**Instructions to follow**
All lines holding the string "that" are to be shown.

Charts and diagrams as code
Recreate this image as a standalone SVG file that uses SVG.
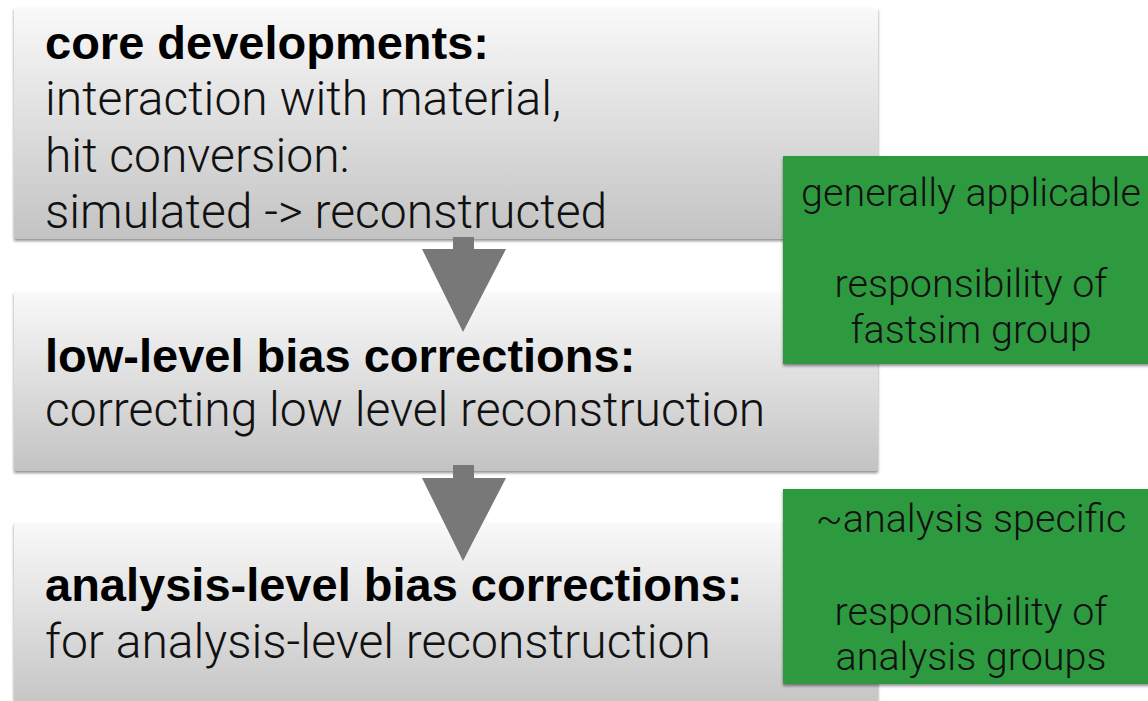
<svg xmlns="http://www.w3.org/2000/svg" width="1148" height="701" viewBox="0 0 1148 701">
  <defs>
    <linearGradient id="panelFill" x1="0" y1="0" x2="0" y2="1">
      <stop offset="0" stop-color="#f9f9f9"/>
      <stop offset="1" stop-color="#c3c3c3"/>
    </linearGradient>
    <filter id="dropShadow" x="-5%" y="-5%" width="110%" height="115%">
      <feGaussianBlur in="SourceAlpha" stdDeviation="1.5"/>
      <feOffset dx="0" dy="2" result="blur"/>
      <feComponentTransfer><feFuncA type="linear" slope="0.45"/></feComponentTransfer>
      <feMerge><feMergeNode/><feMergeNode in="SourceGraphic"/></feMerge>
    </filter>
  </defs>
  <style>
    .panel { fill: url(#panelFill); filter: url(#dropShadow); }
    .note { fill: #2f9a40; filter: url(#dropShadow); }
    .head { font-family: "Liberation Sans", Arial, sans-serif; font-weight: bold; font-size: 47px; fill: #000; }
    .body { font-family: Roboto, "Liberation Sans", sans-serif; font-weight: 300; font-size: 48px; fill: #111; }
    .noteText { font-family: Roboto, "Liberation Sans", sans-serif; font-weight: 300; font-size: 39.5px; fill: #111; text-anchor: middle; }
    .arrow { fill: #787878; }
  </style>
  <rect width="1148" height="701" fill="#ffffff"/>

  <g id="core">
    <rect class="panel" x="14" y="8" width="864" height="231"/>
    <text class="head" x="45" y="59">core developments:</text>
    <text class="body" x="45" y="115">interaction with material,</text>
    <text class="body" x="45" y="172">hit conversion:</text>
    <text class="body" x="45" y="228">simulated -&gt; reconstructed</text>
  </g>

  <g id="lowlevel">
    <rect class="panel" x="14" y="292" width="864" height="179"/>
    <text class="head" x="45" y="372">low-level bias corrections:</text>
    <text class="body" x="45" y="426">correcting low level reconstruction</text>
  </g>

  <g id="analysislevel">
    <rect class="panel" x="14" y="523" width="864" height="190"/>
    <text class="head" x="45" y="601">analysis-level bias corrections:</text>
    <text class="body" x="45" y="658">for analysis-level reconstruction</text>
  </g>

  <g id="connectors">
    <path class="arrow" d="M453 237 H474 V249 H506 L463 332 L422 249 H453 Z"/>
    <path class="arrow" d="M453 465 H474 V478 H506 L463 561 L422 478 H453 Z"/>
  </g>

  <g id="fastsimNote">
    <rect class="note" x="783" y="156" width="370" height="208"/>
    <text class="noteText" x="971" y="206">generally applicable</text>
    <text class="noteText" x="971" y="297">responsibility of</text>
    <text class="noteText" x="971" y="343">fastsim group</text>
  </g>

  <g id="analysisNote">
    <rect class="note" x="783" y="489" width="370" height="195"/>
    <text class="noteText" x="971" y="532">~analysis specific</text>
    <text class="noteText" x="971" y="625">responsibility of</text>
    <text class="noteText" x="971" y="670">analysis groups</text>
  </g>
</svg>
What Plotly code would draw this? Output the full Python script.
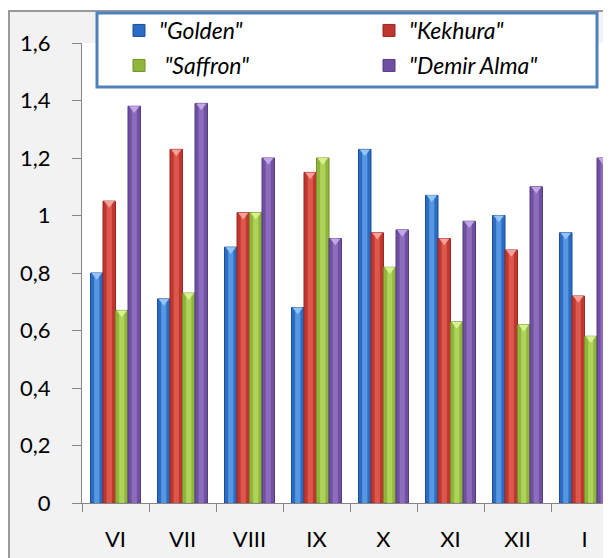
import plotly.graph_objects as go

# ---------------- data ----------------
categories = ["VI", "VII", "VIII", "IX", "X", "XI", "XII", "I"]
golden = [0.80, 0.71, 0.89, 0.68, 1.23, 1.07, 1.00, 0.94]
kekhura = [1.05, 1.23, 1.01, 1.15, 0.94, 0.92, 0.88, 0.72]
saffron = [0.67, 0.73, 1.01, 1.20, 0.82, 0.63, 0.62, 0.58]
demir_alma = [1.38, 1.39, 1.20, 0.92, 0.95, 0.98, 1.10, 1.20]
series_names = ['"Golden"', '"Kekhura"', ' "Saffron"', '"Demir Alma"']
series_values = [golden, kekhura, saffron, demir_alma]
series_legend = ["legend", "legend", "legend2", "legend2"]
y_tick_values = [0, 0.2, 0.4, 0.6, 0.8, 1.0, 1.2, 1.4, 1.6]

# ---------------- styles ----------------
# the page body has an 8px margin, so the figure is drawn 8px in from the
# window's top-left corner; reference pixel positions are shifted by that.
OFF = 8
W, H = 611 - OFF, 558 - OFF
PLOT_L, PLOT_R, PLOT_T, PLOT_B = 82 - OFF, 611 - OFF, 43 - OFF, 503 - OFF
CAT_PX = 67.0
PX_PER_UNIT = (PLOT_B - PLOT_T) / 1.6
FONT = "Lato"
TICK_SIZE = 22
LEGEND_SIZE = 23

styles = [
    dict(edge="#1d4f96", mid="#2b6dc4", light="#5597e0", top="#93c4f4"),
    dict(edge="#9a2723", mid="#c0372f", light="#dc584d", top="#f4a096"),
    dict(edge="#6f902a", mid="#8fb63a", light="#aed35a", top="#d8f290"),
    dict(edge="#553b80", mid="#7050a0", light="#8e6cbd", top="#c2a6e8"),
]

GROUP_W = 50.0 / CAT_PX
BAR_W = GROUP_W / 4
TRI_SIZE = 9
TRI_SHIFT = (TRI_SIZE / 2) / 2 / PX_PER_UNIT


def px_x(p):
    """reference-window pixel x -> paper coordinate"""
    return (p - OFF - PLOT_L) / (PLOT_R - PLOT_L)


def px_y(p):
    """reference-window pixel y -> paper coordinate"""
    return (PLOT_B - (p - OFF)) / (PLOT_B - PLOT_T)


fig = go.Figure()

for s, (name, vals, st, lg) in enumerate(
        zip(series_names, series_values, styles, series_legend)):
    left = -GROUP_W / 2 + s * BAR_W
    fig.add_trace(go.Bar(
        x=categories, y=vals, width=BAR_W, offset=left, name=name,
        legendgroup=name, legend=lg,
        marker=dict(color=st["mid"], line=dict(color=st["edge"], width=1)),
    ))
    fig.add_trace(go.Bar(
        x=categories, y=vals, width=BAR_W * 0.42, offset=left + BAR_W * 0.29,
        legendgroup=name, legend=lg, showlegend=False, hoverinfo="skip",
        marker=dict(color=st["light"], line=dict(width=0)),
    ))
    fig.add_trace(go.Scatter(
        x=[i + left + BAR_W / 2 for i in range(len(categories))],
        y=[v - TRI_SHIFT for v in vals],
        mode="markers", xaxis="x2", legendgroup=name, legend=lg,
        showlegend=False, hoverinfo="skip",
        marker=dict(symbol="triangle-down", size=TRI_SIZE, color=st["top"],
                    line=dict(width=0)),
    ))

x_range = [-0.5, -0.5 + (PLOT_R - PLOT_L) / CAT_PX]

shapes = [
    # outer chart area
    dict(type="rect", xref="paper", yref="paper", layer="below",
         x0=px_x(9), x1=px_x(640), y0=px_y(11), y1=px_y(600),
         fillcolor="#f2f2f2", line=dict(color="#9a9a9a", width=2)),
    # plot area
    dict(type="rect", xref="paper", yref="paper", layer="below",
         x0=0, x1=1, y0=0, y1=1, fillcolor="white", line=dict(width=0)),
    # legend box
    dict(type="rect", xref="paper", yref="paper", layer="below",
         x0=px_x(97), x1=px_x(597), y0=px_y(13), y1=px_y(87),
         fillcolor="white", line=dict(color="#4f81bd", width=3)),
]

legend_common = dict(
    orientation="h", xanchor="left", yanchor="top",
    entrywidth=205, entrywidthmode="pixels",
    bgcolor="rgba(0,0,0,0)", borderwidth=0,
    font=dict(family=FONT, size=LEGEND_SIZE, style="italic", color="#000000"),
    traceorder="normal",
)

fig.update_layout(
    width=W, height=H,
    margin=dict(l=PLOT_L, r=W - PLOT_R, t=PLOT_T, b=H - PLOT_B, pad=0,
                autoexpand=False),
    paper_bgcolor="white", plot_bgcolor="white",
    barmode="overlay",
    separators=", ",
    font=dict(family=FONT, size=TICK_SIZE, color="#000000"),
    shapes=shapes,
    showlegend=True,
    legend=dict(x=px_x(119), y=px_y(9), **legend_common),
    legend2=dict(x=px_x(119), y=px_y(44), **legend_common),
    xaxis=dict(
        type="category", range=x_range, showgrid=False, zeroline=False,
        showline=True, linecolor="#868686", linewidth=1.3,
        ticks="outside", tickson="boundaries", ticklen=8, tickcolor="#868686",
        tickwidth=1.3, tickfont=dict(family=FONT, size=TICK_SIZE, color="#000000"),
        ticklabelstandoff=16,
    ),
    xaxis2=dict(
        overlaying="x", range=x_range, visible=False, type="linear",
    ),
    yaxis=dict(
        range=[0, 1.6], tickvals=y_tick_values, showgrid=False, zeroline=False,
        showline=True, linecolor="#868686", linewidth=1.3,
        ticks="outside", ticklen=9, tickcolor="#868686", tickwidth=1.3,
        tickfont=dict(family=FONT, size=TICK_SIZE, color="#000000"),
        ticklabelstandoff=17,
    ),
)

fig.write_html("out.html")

**Written solution**
Recreate this image as a standalone SVG file that uses SVG.
# window's top-left corner; reference pixel positions are shifted by that.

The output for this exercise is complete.